Where does convalescent plasma come from?
Anyone who had a positive COVID-19 test—presumptive positives don’t count—who hasn’t had symptoms for 28 days, and who qualifies to donate blood can donate their plasma. Almost any blood bank can accommodate plasma donation. And we need donors because our biggest issue right now is not having enough units to give to patients. Plasma has to be matched by blood type, so we need all the blood types, especially the rarer ones.

Once the plasma is donated, is it tested for antibodies before it’s given to patients?
At this point, we don’t have antibody tests. We’re hoping to get access to quality tests at some point, but right now we are assuming if you tested positive that you have antibodies. We have, of course, had rich conversations about this assumption we’re making.

Is there any debate about who makes the best antibodies?
Oh, yes. We’ve debated this amongst ourselves and with the lab folks at Colorado State University. The questions with no answers yet are: Who is making the richest, most aggressive antibodies to COVID-19? Is it the people who got the sickest or the people who had mild symptoms? Right now, we are generally asking healthy people who had milder symptoms to donate plasma because we’d be hard-pressed to ask someone who’s just gotten out of the ICU to go give plasma.

How many patients have received the treatment so far?
I don’t have up-to-date numbers but probably just more than a dozen.
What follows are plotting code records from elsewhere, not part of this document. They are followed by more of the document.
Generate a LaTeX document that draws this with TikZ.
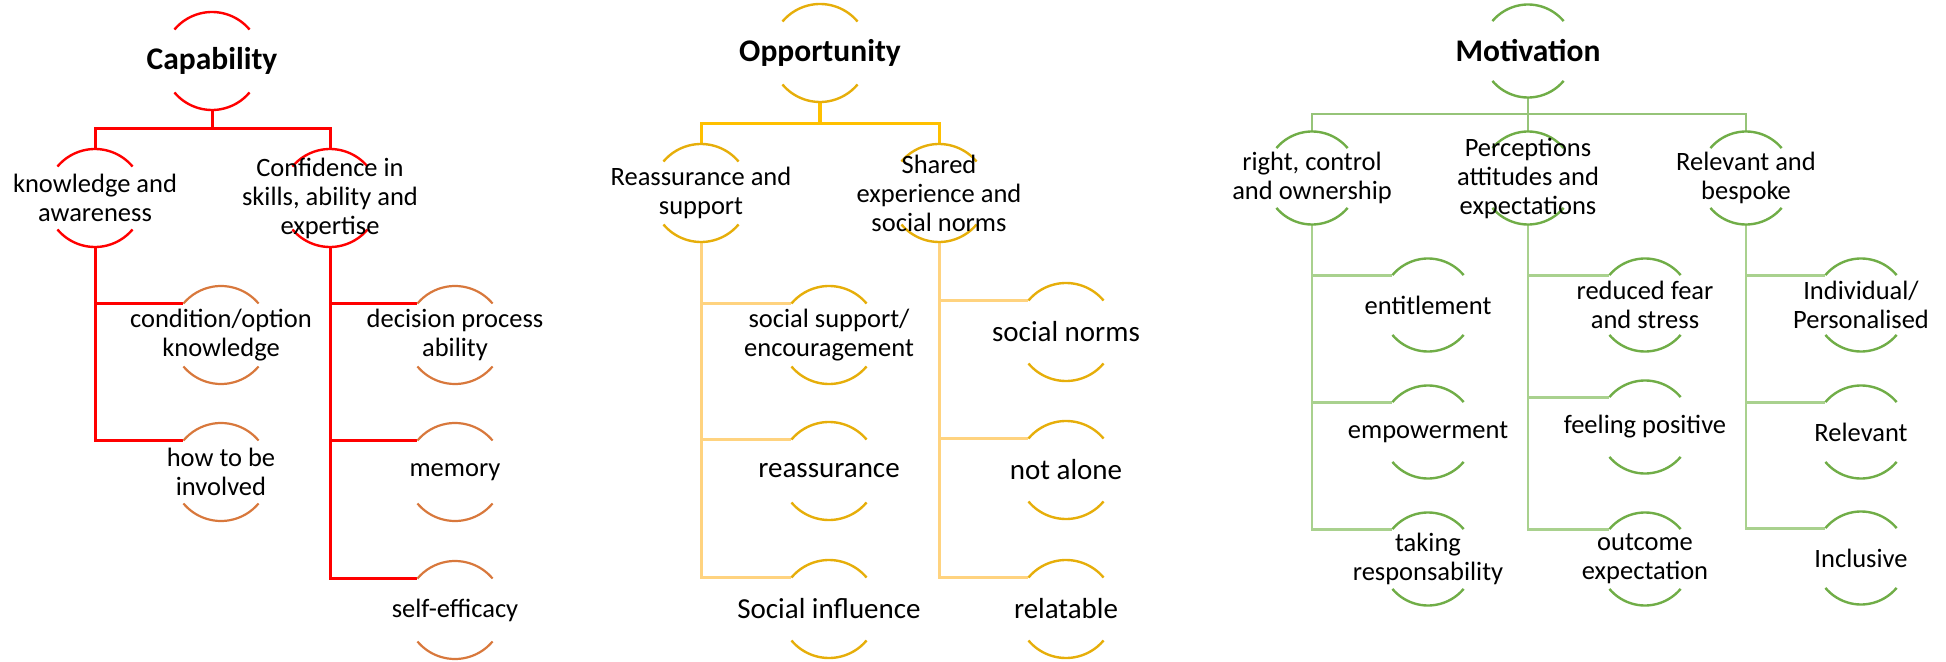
\documentclass[tikz,border=0pt]{standalone}
\usepackage{fontspec}
\setmainfont{Carlito}
\definecolor{capred}{RGB}{255,0,0}
\definecolor{caporange}{RGB}{216,120,60}
\definecolor{oppgold}{RGB}{230,174,10}
\definecolor{oppline}{RGB}{255,192,0}
\definecolor{opplight}{RGB}{255,211,127}
\definecolor{motgreen}{RGB}{112,173,71}
\definecolor{motline}{RGB}{150,196,120}
\definecolor{motlight}{RGB}{169,209,142}
\newcommand\ringarcs[3]{%
  \draw[#3] (#1.40) arc[start angle=40,end angle=140,radius=#2];
  \draw[#3] (#1.220) arc[start angle=220,end angle=320,radius=#2];}
\begin{document}
\begin{tikzpicture}[x=0.5pt,y=-0.5pt,
  ring/.style={circle,minimum size=49pt,inner sep=0pt,outer sep=0pt},
  mring/.style={circle,minimum size=46.5pt,inner sep=0pt,outer sep=0pt},
  txt/.style={align=center,inner sep=0pt,font=\fontsize{13.25}{14.5}\selectfont},
  ttl/.style={inner sep=0pt,font=\bfseries\fontsize{15.75}{18}\selectfont},
  btxt/.style={align=center,inner sep=0pt,font=\fontsize{14.5}{16}\selectfont},
  capconn/.style={draw=capred,line width=1.5pt},
  caparc/.style={draw=capred,line width=1.2pt},
  capsub/.style={draw=caporange,line width=1.1pt},
  oppconn/.style={draw=oppline,line width=1.5pt},
  opplow/.style={draw=opplight,line width=1.5pt},
  opparc/.style={draw=oppgold,line width=1.2pt},
  motconn/.style={draw=motline,line width=1.4pt},
  motlow/.style={draw=motlight,line width=1.4pt},
  motarc/.style={draw=motgreen,line width=1.2pt}]
\useasboundingbox (0,0) rectangle (1946,662);

% ---------------- Capability ----------------
\node[ring] (cap) at (212,61) {};
\node[ring] (c1) at (95,198) {};
\node[ring] (c2) at (330,198) {};
\node[ring] (g11) at (221,335) {};
\node[ring] (g12) at (221,472) {};
\node[ring] (g21) at (455,335) {};
\node[ring] (g22) at (455,472) {};
\node[ring] (g23) at (455,610) {};
\coordinate (capbar) at (212,129);

\draw[capconn] (cap.south) -- (capbar);
\draw[capconn] (c1.north) |- (capbar) -| (c2.north);
\draw[capconn] (c1.south) |- (g11.140);
\draw[capconn] (c1.south) |- (g12.140);
\draw[capconn] (c2.south) |- (g21.140);
\draw[capconn] (c2.south) |- (g22.140);
\draw[capconn] (c2.south) |- (g23.140);

\ringarcs{cap}{24.5pt}{caparc}
\ringarcs{c1}{24.5pt}{caparc}
\ringarcs{c2}{24.5pt}{caparc}
\ringarcs{g11}{24.5pt}{capsub}
\ringarcs{g12}{24.5pt}{capsub}
\ringarcs{g21}{24.5pt}{capsub}
\ringarcs{g22}{24.5pt}{capsub}
\ringarcs{g23}{24.5pt}{capsub}

\node[ttl] (cap-t) at (cap) {Capability};
\node[txt] (c1-t) at (c1) {knowledge and\\awareness};
\node[txt] (c2-t) at (c2) {Confidence in\\skills, ability and\\expertise};
\node[txt] (g11-t) at (g11) {condition/option\\knowledge};
\node[txt] (g12-t) at (g12) {how to be\\involved};
\node[txt] (g21-t) at (g21) {decision process\\ability};
\node[txt] (g22-t) at (g22) {memory};
\node[txt] (g23-t) at (g23) {self-efficacy};

% ---------------- Opportunity ----------------
\node[ring] (opp) at (820,53) {};
\node[ring] (o1) at (701,193) {};
\node[ring] (o2) at (939,193) {};
\node[ring] (p11) at (829,335) {};
\node[ring] (p12) at (829,471) {};
\node[ring] (p13) at (829,609) {};
\node[ring] (p21) at (1066,332) {};
\node[ring] (p22) at (1066,470) {};
\node[ring] (p23) at (1066,609) {};
\coordinate (oppbar) at (820,124);

\draw[oppconn,line width=2pt] (opp.south) -- (oppbar);
\draw[oppconn] (o1.north) |- (oppbar) -| (o2.north);
\draw[opplow] (o1.south) |- (p11.140);
\draw[opplow] (o1.south) |- (p12.140);
\draw[opplow] (o1.south) |- (p13.140);
\draw[opplow] (o2.south) |- (p21.140);
\draw[opplow] (o2.south) |- (p22.140);
\draw[opplow] (o2.south) |- (p23.140);

\ringarcs{opp}{24.5pt}{opparc}
\ringarcs{o1}{24.5pt}{opparc}
\ringarcs{o2}{24.5pt}{opparc}
\ringarcs{p11}{24.5pt}{opparc}
\ringarcs{p12}{24.5pt}{opparc}
\ringarcs{p13}{24.5pt}{opparc}
\ringarcs{p21}{24.5pt}{opparc}
\ringarcs{p22}{24.5pt}{opparc}
\ringarcs{p23}{24.5pt}{opparc}

\node[ttl] (opp-t) at (opp) {Opportunity};
\node[txt] (o1-t) at (o1) {Reassurance and\\support};
\node[txt] (o2-t) at (o2) {Shared\\experience and\\social norms};
\node[txt] (p11-t) at (p11) {social support/\\encouragement};
\node[btxt] (p12-t) at (p12) {reassurance};
\node[btxt] (p13-t) at (p13) {Social influence};
\node[btxt] (p21-t) at (p21) {social norms};
\node[btxt] (p22-t) at (p22) {not alone};
\node[btxt] (p23-t) at (p23) {relatable};

% ---------------- Motivation ----------------
\node[mring] (mot) at (1528,51) {};
\node[mring] (m1) at (1312,178) {};
\node[mring] (m2) at (1528,178) {};
\node[mring] (m3) at (1746,178) {};
\node[mring] (q11) at (1428,305) {};
\node[mring] (q12) at (1428,432) {};
\node[mring] (q13) at (1428,559) {};
\node[mring] (q21) at (1645,305) {};
\node[mring] (q22) at (1645,427) {};
\node[mring] (q23) at (1645,559) {};
\node[mring] (q31) at (1861,305) {};
\node[mring] (q32) at (1861,432) {};
\node[mring] (q33) at (1861,558) {};
\coordinate (motbar) at (1528,114);

\draw[motconn] (mot.south) -- (m2.north);
\draw[motconn] (m1.north) |- (motbar) -| (m3.north);
\draw[motlow] (m1.south) |- (q11.140);
\draw[motlow] (m1.south) |- (q12.140);
\draw[motlow] (m1.south) |- (q13.140);
\draw[motlow] (m2.south) |- (q21.140);
\draw[motlow] (m2.south) |- (q22.140);
\draw[motlow] (m2.south) |- (q23.140);
\draw[motlow] (m3.south) |- (q31.140);
\draw[motlow] (m3.south) |- (q32.140);
\draw[motlow] (m3.south) |- (q33.140);

\foreach \n in {mot,m1,m2,m3,q11,q12,q13,q21,q22,q23,q31,q32,q33}{\ringarcs{\n}{23.25pt}{motarc}}

\node[ttl] (mot-t) at (mot) {Motivation};
\node[txt] (m1-t) at (m1) {right, control\\and ownership};
\node[txt] (m2-t) at (m2) {Perceptions\\attitudes and\\expectations};
\node[txt] (m3-t) at (m3) {Relevant and\\bespoke};
\node[txt] (q11-t) at (q11) {entitlement};
\node[txt] (q12-t) at (q12) {empowerment};
\node[txt] (q13-t) at (q13) {taking\\responsability};
\node[txt] (q21-t) at (q21) {reduced fear\\and stress};
\node[txt] (q22-t) at (q22) {feeling positive};
\node[txt] (q23-t) at (q23) {outcome\\expectation};
\node[txt] (q31-t) at (q31) {Individual/\\Personalised};
\node[txt] (q32-t) at (q32) {Relevant};
\node[txt] (q33-t) at (q33) {Inclusive};
\end{tikzpicture}
\end{document}
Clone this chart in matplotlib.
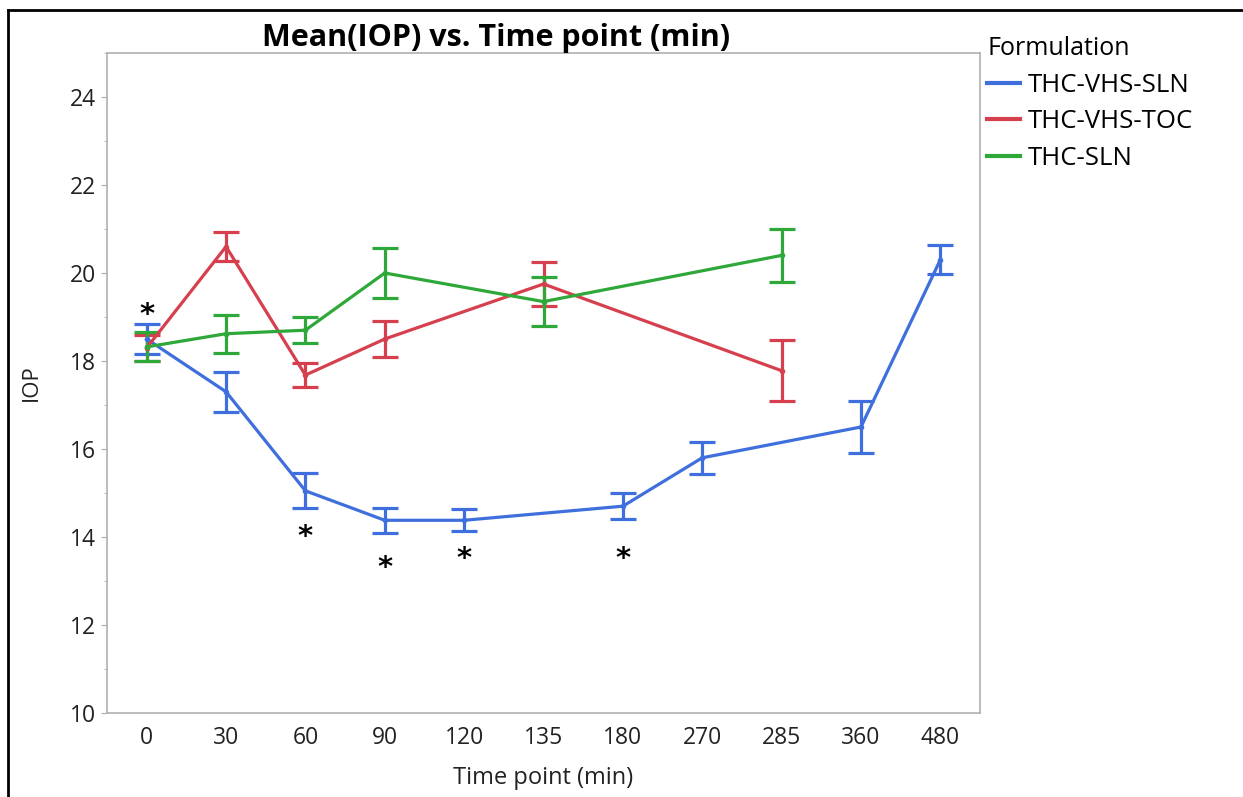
import matplotlib
matplotlib.use("Agg")
import matplotlib.pyplot as plt
from matplotlib.lines import Line2D
from matplotlib.ticker import MultipleLocator

plt.rcParams['font.family'] = ['Open Sans', 'DejaVu Sans']

time_labels = ["0", "30", "60", "90", "120", "135", "180", "270", "285", "360", "480"]

# THC-VHS-SLN (all time points)
sln_vhs_times = ["0", "30", "60", "90", "120", "180", "270", "360", "480"]
sln_vhs_mean = [18.5, 17.3, 15.05, 14.38, 14.38, 14.7, 15.8, 16.5, 20.3]
sln_vhs_err = [0.33, 0.45, 0.40, 0.28, 0.25, 0.30, 0.36, 0.60, 0.33]

# THC-VHS-TOC
toc_times = ["0", "30", "60", "90", "135", "285"]
toc_mean = [18.3, 20.6, 17.68, 18.5, 19.75, 17.78]
toc_err = [0.30, 0.33, 0.27, 0.42, 0.50, 0.69]

# THC-SLN
sln_times = ["0", "30", "60", "90", "135", "285"]
sln_mean = [18.32, 18.62, 18.7, 20.0, 19.35, 20.4]
sln_err = [0.33, 0.43, 0.30, 0.57, 0.55, 0.60]

# significance markers
star_times = ["0", "60", "90", "120", "180"]
star_y = [19.05, 14.0, 13.3, 13.5, 13.5]

colors = {"THC-VHS-SLN": "#3e6fdc", "THC-VHS-TOC": "#d6404e", "THC-SLN": "#2fa83a"}

fig = plt.figure(figsize=(12.43, 7.97), dpi=100)
ax = fig.add_axes([107/1243, 1-713/797, (980-107)/1243, (713-53)/797])

pos = {t: i for i, t in enumerate(time_labels)}

series = [
    ("THC-VHS-SLN", sln_vhs_times, sln_vhs_mean, sln_vhs_err),
    ("THC-VHS-TOC", toc_times, toc_mean, toc_err),
    ("THC-SLN", sln_times, sln_mean, sln_err),
]
for name, times, mean, err in series:
    xs = [pos[t] for t in times]
    ax.errorbar(xs, mean, yerr=err, color=colors[name], lw=2.3, elinewidth=2.3,
                capsize=9.5, capthick=2.3, marker='o', ms=3, label=name, zorder=3)

for t, y in zip(star_times, star_y):
    ax.text(pos[t], y, "*", fontsize=21, fontweight='bold', ha='center', va='center',
            color='black', family='DejaVu Sans')

ax.set_xlim(-0.5, 10.5)
ax.set_ylim(10, 25)
ax.set_xticks(range(len(time_labels)))
ax.set_xticklabels(time_labels)
ax.set_yticks([10, 12, 14, 16, 18, 20, 22, 24])
ax.yaxis.set_minor_locator(MultipleLocator(1))
ax.tick_params(axis='x', length=0, labelsize=16.5, colors='#222222', pad=9)
ax.tick_params(axis='y', which='major', length=4, labelsize=16.5, color='#aaaaaa',
               labelcolor='#222222', pad=4)
ax.tick_params(axis='y', which='minor', length=2.5, color='#aaaaaa')
for s in ax.spines.values():
    s.set_color('#b0b0b0')
    s.set_linewidth(1.2)

ax.set_xlabel("Time point (min)", fontsize=17, color='#222222', labelpad=12)
ax.set_ylabel("IOP", fontsize=16, color='#222222', labelpad=20)
fig.text(496/1243, 1-38/797, "Mean(IOP) vs. Time point (min)", fontsize=22,
         fontweight='bold', ha='center', va='center')

handles = [Line2D([0], [0], color=colors[n], lw=3) for n in colors]
leg = fig.legend(handles, list(colors.keys()), title="Formulation", loc='upper left',
                 bbox_to_anchor=(987/1243, 1-36/797), frameon=False, fontsize=18.5,
                 title_fontsize=18, handlelength=1.3, handletextpad=0.3,
                 labelspacing=0.45, borderpad=0, borderaxespad=0)
leg._legend_box.align = "left"

# figure frame lines (left and top)
fig.add_artist(Line2D([8/1243, 8/1243], [0, 1-10/797], color='black', lw=2, transform=fig.transFigure))
fig.add_artist(Line2D([8/1243, 1], [1-10/797, 1-10/797], color='black', lw=2, transform=fig.transFigure))

fig.savefig("out.png", dpi=100)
We need more plasma to increase the infusions. I’m expecting to see an increase in units in the coming weeks, which will help hospitals secure the plasma they need. Right now there is some waiting going on. Hospitals are having to call around to multiple blood banks to find the plasma they need. Best-case scenario is that there are enough units that the wait time becomes short.

Has the treatment worked on the patients who’ve gotten it?
It’s too early to answer that question. But there is a national consortium through the Mayo Clinic, and they are collecting de-identified data from all over the country, including ours. Once they get enough data to analyze, we’ll have a better idea.

Why isn’t there enough plasma right now? Are people not interested in donating?
I’ve been blown away at how many people want to help. Coloradans have impressed me so much. It keeps me going to see the outpouring of interest and commitment to volunteer. It’s totally altruistic. It just takes time to find these people, ask them if they want to donate, screen them appropriately, and get them to the donation site. We’ve only been doing this for three weeks so we’re still getting systems going.

Besides treating COVID-19 patients right now, what is the ultimate goal of the consortium?
We need to advance the science while we’re helping patients. We need to be able to answer the important questions about whether this treatment works and how it works and who should get it and who makes the best antibodies and what makes a good antibody. We have so many experts that are working on these questions right now.

How is the consortium being funded?
Everyone involved—hospitals and doctors and researchers—is just doing it. There’s no real funding, although we are applying for some grants. They’re participating because it’s important, because it’s the right thing to do.